Это самое обидное для читателя — чтобы узнать действительно увлекательную историю превращения провинциального русского интеллигента, сына и внука знаменитых богословов, в маленького диктатора, нужно продираться через десятки страниц пародийно звучащих даже не левацких, а по-глупому неосоветских манифестов. Только в конце, когда Жданов умирает, Волынец выключает нацбола и превращается в нормального писателя. Предпоследний инфаркт, нитроглицерин не помогает, Жданов кричит во весь голос — «Ой, батюшки мои!», спальня закрыта, а встать он не может, и начальник охраны майор Белов топором выбивает окно — страшно.
Но таких страниц в книге не больше десятка. Все остальное нужно переводить с нацбольского на человеческий. Сын Жданова Юрий в 1948 году испортил себе партийную карьеру, выступив с несанкционированной критикой Трофима Лысенко, — история известная и во многих книгах описанная. Симпатичная деталь: оказывается, отец предупреждал Жданова-младшего, что в «мичуринскую науку» лезть не стоит: «Не связывайся с Лысенко, он тебя с огурцом скрестит». «Я не прислушался; он скрестил», — добавляет Юрий Жданов, но мы-то знаем, что это не предел человеческих возможностей — оказывается, и Жданова-старшего можно скрестить с лимоном. Алексей Волынец скрестил.
Комментарий "АПН Северо-Запад": Кашин, видимо, не читал вышедшую в ЖЗЛ пару лет назад биографию Ким Ир Сена, написанную другим видным национал-большевиком. А то и в него бы захотел книгой запустить...

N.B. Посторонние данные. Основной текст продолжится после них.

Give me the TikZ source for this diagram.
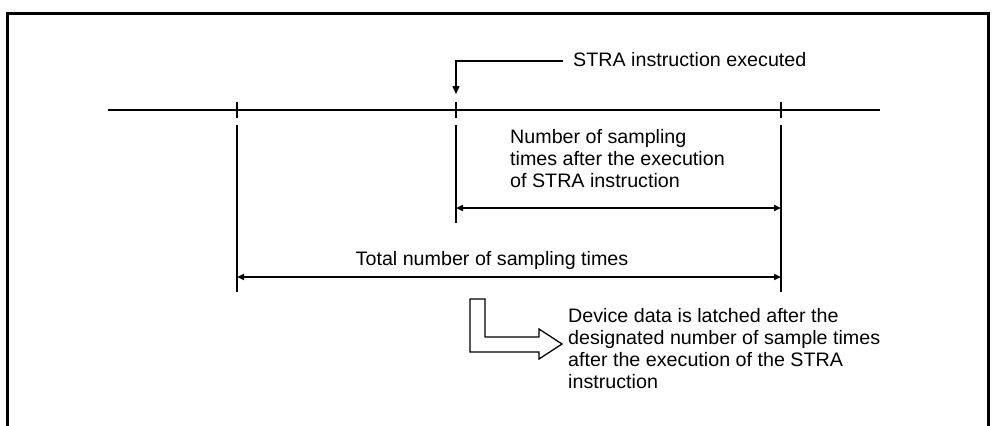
\documentclass[tikz,border=0pt]{standalone}
\usepackage{fontspec}
\setmainfont[FakeStretch=1.01]{Liberation Sans}
\usetikzlibrary{arrows.meta}
\begin{document}
\begin{tikzpicture}[x=1pt,y=-1pt,
  line/.style={line width=2pt},
  tick/.style={line width=2pt},
  dim/.style={line width=1.8pt,{Triangle[length=7pt,width=6pt]}-{Triangle[length=7pt,width=6pt]}},
  lbl/.style={inner sep=0pt,font=\fontsize{19.5}{22}\selectfont,align=left},
  frame/.style={line width=3pt},
  hollow/.style={line width=1.3pt,draw=black,fill=white}]
\useasboundingbox (0,0) rectangle (994,426);
% frame
\draw[frame] (7,426) -- (7,13) -- (988,13) -- (988,426);
% timeline
\coordinate (tl) at (108,110);
\coordinate (tr) at (880,110);
\draw[line] (tl) -- (tr);
% ticks
\foreach \n/\x in {a/237,b/456,c/781}{
  \coordinate (t\n top) at (\x,102);
  \coordinate (t\n bot) at (\x,118);
  \draw[tick] (t\n top) -- (t\n bot);
}
% verticals
\coordinate (va) at (237,125); \coordinate (vaend) at (237,292);
\coordinate (vb) at (456,125); \coordinate (vbend) at (456,223);
\coordinate (vc) at (781,125); \coordinate (vcend) at (781,292);
\draw[tick] (va) -- (vaend);
\draw[tick] (vb) -- (vbend);
\draw[tick] (vc) -- (vcend);
% dimension arrows
\coordinate (d1l) at (456,208); \coordinate (d1r) at (781,208);
\coordinate (d2l) at (237,277); \coordinate (d2r) at (781,277);
\draw[dim] (d1l) -- (d1r);
\draw[dim] (d2l) -- (d2r);
% labels
\node[lbl,anchor=base west] (exec) at (573,66) {STRA instruction executed};
\coordinate (ldr) at (563,61);
\coordinate (ldrc) at (456,61);
\coordinate (ldrtip) at (456,94);
\draw[line width=1.3pt,-{Triangle[length=8pt,width=7pt]}] (ldr) -- (ldrc) -- (ldrtip);
\node[lbl,anchor=north west] (after) at (510,129) {Number of sampling\\times after the execution\\of STRA instruction};
\node[lbl,anchor=base] (total) at (492,265) {Total number of sampling times};
% hollow L arrow
\draw[hollow] (470,299) -- (485,299) -- (485,337) -- (539,337) -- (539,329)
  -- (562,344) coordinate (hl) -- (539,359) -- (539,352) -- (470,352) -- cycle;
\node[lbl,anchor=north west] (dev) at (568,308) {Device data is latched after the\\designated number of sample times\\after the execution of the STRA\\instruction};
\end{tikzpicture}
\end{document}
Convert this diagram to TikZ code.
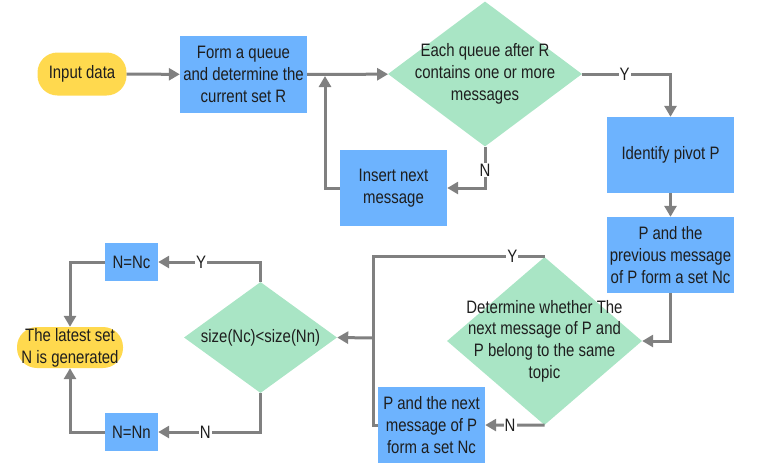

На самом деле вопли либеральной интеллигенции по поводу таких книг - будь то в истерическом виде у Матвея Ганапольского, или в культурном у Кашина (хотя бы книгу прочитал, и то хорошо) - были вполне предсказуемы. Но если первый вообще не понимает сути серии ЖЗЛ (где "замечательный" действительно синоним слова "известный"), то второй не понимает ее формата. Который лежит на стыке научной исторической литературы и беллетристики и как раз предполагает не академическую объективность, а живое выражение автором личного отношение к своему герою. Например, возможность "записать его в товарищи по партии".